Charles Savignon, project manager for the sports complex, also explained that the process of blasting the rock had itself presented one of the “biggest challenges”.

To dig down into the parade ground area, specialists used a new technique involving gas canisters embedded into the rock and expansion to blast through it.

This was the “first time such a technique had been used” and there were challenges due to the differences in the geological aspects of the terrain.

“Even though it all looks to be solid rock there are fissures which affect the way the gas expands” Mr Savignon said, as he explained that even the specialist team had themselves “been learning with the project”.

Problems were also encountered in relation to service areas laid out in the past and heritage sites such as gun emplacements.

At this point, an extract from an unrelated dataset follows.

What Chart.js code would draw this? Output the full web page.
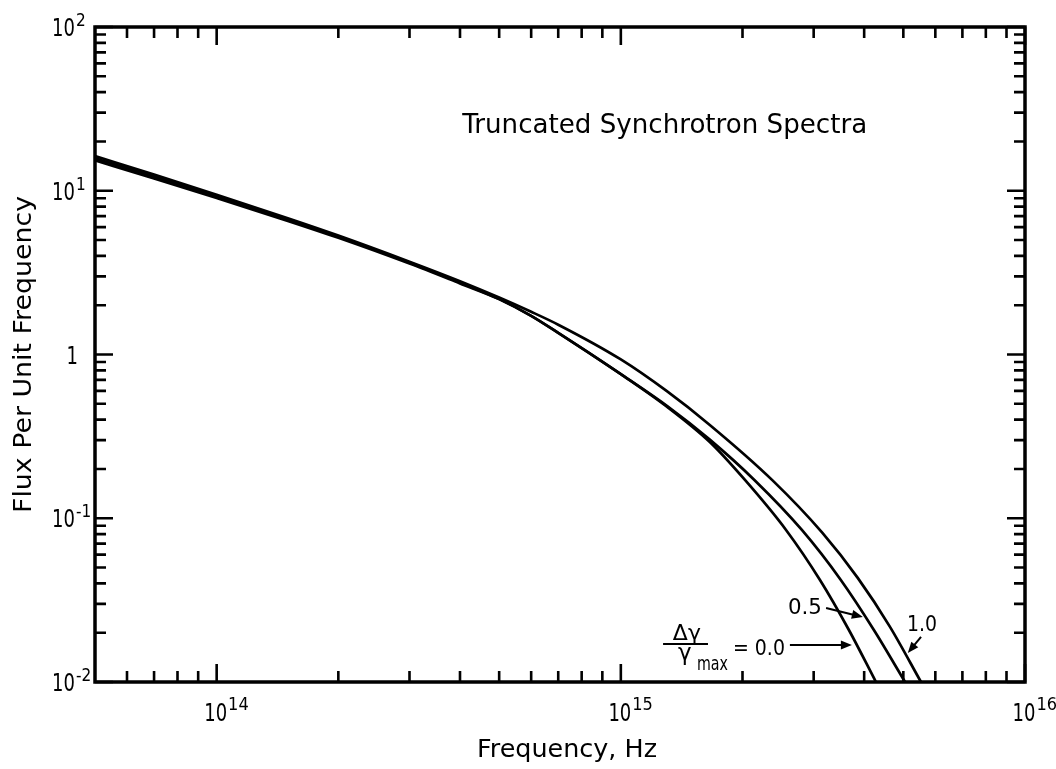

These, alongside some “military tunnels which even the MOD were not always aware of”, had led to the project going slower than expected.

Other challenges included the need to re-route some of the services.

However, the site project manager highlighted some of the positives.

“Not many people know but we brought over some of the old gunners who manned the guns located in the area,” he said.

“So, we had some 80-year olds visiting and shown the guns. That was quite emotional, and that is what it is about as this is a community project.”

Working alongside the Gibraltar Museum and Gibraltar Heritage Trust, the project has seen all heritage aspects recorded before construction proceeded.

The sports complex is due to be completed by April 2019.

Although at present the site only includes the large hole blasted from solid rock along with a two-storey structure where the athletics and football will be located, with no structure yet existing for the swimming pool, the project manager was positive “it will be completed in time.”

Mr Linares pointed out that “although we’re nexpecting the project to be completed in time for the Island Games, there is already a back-up plan.”

The use of GASA and Nuffield Pool were among two of the options left open as a contingency plan.

Already the lower car park area which is expected to house 960 vehicles has “been purchased by Bassadone for the use their white cars,” Mr Linares confirmed.

The government will also be making available storage facilities in the upper deck of the underground car park for commercial use, adding to the economic viability of the project.